- **Raw data**:
>> Begin

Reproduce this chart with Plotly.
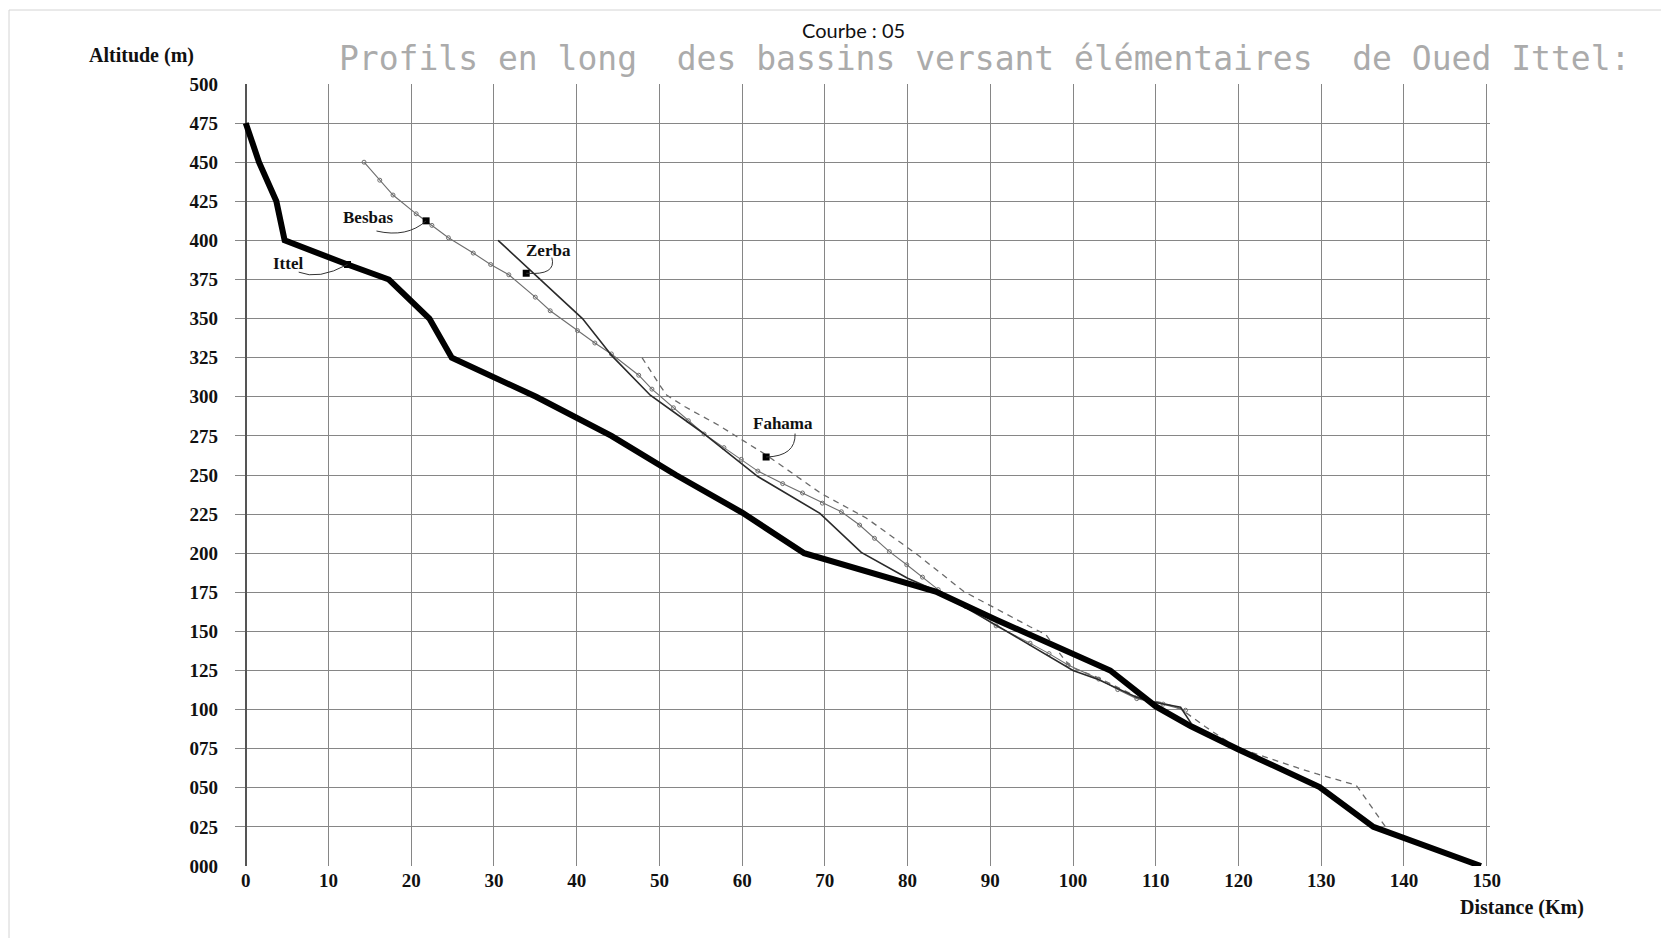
import plotly.graph_objects as go

# ---------------- data (km, m) ----------------
ittel_x = [0, 1.6, 3.7, 4.7, 12.3, 17.3, 22.2, 24.9, 35.1, 44.2, 52.0, 60.0, 67.5, 83.4, 90.7, 104.5, 110.0, 114.2, 120.0, 129.8, 136.3, 149.3]
ittel_y = [475, 450, 425, 400, 384.6, 375, 350, 325, 300, 275, 250, 226, 200, 175.5, 157.5, 125, 102, 89.5, 74.5, 50.5, 25, 0]

besbas_x = [14.3, 16.2, 17.8, 20.6, 22.5, 24.5, 27.5, 29.6, 31.8, 35.0, 36.8, 40.1, 42.2, 44.2, 47.5, 49.1, 51.7, 53.5, 55.4, 57.8, 59.9, 61.9, 64.9, 67.3, 69.7, 72.0, 74.2, 76.0, 77.8, 79.9, 81.8, 83.7, 87.0, 90.7, 94.8, 97.1, 99.4, 103.1, 105.4, 107.7, 110.9, 113.6]
besbas_y = [450, 438.5, 429, 417, 409.6, 401.7, 391.9, 384.6, 378, 363.7, 355, 342.3, 334.4, 327.4, 313.8, 304.9, 293, 284.7, 276.2, 267.5, 260, 252.5, 244.5, 238.5, 232, 226.5, 218, 209.5, 201, 192.6, 184.7, 176.7, 166, 153.5, 142.5, 135.8, 128.5, 119.5, 112.8, 107, 103.5, 99.6]

zerba_x = [30.5, 40.7, 44.3, 48.9, 55.1, 61.9, 69.4, 74.4, 80.0, 83.5, 90.7, 94.8, 100.0, 102.8, 107.6, 110.0, 113.0, 114.3]
zerba_y = [400, 350, 326, 301, 277.5, 249, 225.5, 200.5, 184, 175.8, 154, 141, 125, 119.8, 108, 104.5, 101.5, 91]

fahama_x = [47.9, 49.1, 50.1, 50.9, 53.1, 57.1, 60.3, 63.0, 69.6, 75.0, 81.2, 86.8, 94.8, 96.7, 98.8, 99.8, 103.0, 107.8, 111.0, 113.0, 116.0, 119.7, 127.0, 129.4, 134.2, 134.8, 137.9]
fahama_y = [325, 315, 307, 301, 293.6, 282, 271.4, 262.5, 238, 222.5, 199, 175.5, 153, 148, 133, 127, 120.5, 108, 104, 100.5, 89, 76, 63, 59, 51.7, 47.5, 24]

# labels: name, label position, marker position (data coords)
label_names = ["Ittel", "Besbas", "Zerba", "Fahama"]
label_x = [5.1, 14.8, 36.6, 65.0]
label_y = [385.5, 414.5, 393.5, 283]
marker_x = [12.3, 21.8, 33.9, 62.9]
marker_y = [384.6, 412.5, 379, 261.5]
leader_start_x = [6.4, 15.8, 37.0, 66.4]
leader_start_y = [379.7, 406, 389, 276.5]
leader_ctrl_x = [8.8, 19.5, 37.6, 66.5]
leader_ctrl_y = [374.5, 401.5, 377.5, 262]

x_ticks = list(range(0, 151, 10))
x_ticktext = [str(v) for v in x_ticks]
y_ticks = list(range(0, 501, 25))
y_ticktext = [f"{v:03d}" for v in y_ticks]

SERIF = "Liberation Serif, Times New Roman, serif"

fig = go.Figure()

fig.add_trace(go.Scatter(x=fahama_x, y=fahama_y, mode="lines", name="Fahama",
                         line=dict(color="#6a6a6a", width=1.3, dash="6px,5px")))
fig.add_trace(go.Scatter(x=besbas_x, y=besbas_y, mode="lines+markers", name="Besbas",
                         line=dict(color="#6e6e6e", width=1.1),
                         marker=dict(symbol="circle-open", size=4, color="#6e6e6e", line=dict(width=1))))
fig.add_trace(go.Scatter(x=zerba_x, y=zerba_y, mode="lines", name="Zerba",
                         line=dict(color="#2a2a2a", width=1.6)))
fig.add_trace(go.Scatter(x=ittel_x, y=ittel_y, mode="lines", name="Ittel",
                         line=dict(color="#000000", width=6)))
fig.add_trace(go.Scatter(x=marker_x, y=marker_y, mode="markers", name="repères",
                         marker=dict(symbol="square", size=7, color="#000000")))

shapes = []
for sx, sy, cx, cy, mx, my in zip(leader_start_x, leader_start_y, leader_ctrl_x, leader_ctrl_y, marker_x, marker_y):
    shapes.append(dict(type="path", xref="x", yref="y",
                       path=f"M {sx},{sy} Q {cx},{cy} {mx},{my}",
                       line=dict(color="#333333", width=1)))

# outer frame of the picture
px = lambda p: (p - 235) / 1255
py = lambda p: (866 - p) / 782
shapes.append(dict(type="line", xref="paper", yref="paper", x0=px(9), x1=px(1661), y0=py(10), y1=py(10),
                   line=dict(color="#d4d4d4", width=1)))
shapes.append(dict(type="line", xref="paper", yref="paper", x0=px(9), x1=px(9), y0=py(10), y1=py(938),
                   line=dict(color="#d4d4d4", width=1)))

annotations = []
for name, lx, ly in zip(label_names, label_x, label_y):
    annotations.append(dict(x=lx, y=ly, xref="x", yref="y", text=name, showarrow=False,
                            font=dict(family=SERIF, size=17, color="#111111", weight="bold")))

annotations += [
    dict(x=px(141), y=py(55), xref="paper", yref="paper", xanchor="center", yanchor="middle",
         text="Altitude (m)", showarrow=False,
         font=dict(family=SERIF, size=20, color="#111111", weight="bold")),
    dict(x=px(1522), y=py(908), xref="paper", yref="paper", xanchor="center", yanchor="middle",
         text="Distance (Km)", showarrow=False,
         font=dict(family=SERIF, size=20, color="#111111", weight="bold")),
    dict(x=px(853), y=py(30), xref="paper", yref="paper", xanchor="center", yanchor="middle",
         text="Courbe : 05", showarrow=False,
         font=dict(family="Lato, Open Sans, sans-serif", size=20, color="#111111")),
    dict(x=px(337), y=py(59), xref="paper", yref="paper", xanchor="left", yanchor="middle",
         text="Profils en long  des bassins versant élémentaires  de Oued Ittel:", showarrow=False,
         font=dict(family="DejaVu Sans Mono, Liberation Mono, monospace", size=33, color="#ababab")),
]

fig.update_layout(
    width=1661, height=938,
    margin=dict(l=235, r=171, t=84, b=72),
    paper_bgcolor="white", plot_bgcolor="white",
    showlegend=False,
    shapes=shapes, annotations=annotations,
    xaxis=dict(range=[-1.3, 150.4], tickmode="array", tickvals=x_ticks, ticktext=x_ticktext,
               showgrid=True, gridcolor="#868686", gridwidth=1, zeroline=True, zerolinecolor="#555555",
               zerolinewidth=1.5, showline=False, ticks="", ticklabelstandoff=1,
               tickfont=dict(family=SERIF, size=19, color="#111111", weight="bold")),
    yaxis=dict(range=[0, 500], tickmode="array", tickvals=y_ticks, ticktext=y_ticktext,
               showgrid=True, gridcolor="#868686", gridwidth=1, zeroline=False, showline=False,
               ticks="", ticklabelstandoff=16,
               tickfont=dict(family=SERIF, size=19, color="#111111", weight="bold")),
)

fig.write_html("out.html")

>> End

- **Instructions to follow**: Restate the material word for word from its first line through the line containing "50.5, 25, 0]", both included; the pictures do not belong in it.

- **Solved problem**:
Reproduce this chart with Plotly.
import plotly.graph_objects as go

# ---------------- data (km, m) ----------------
ittel_x = [0, 1.6, 3.7, 4.7, 12.3, 17.3, 22.2, 24.9, 35.1, 44.2, 52.0, 60.0, 67.5, 83.4, 90.7, 104.5, 110.0, 114.2, 120.0, 129.8, 136.3, 149.3]
ittel_y = [475, 450, 425, 400, 384.6, 375, 350, 325, 300, 275, 250, 226, 200, 175.5, 157.5, 125, 102, 89.5, 74.5, 50.5, 25, 0]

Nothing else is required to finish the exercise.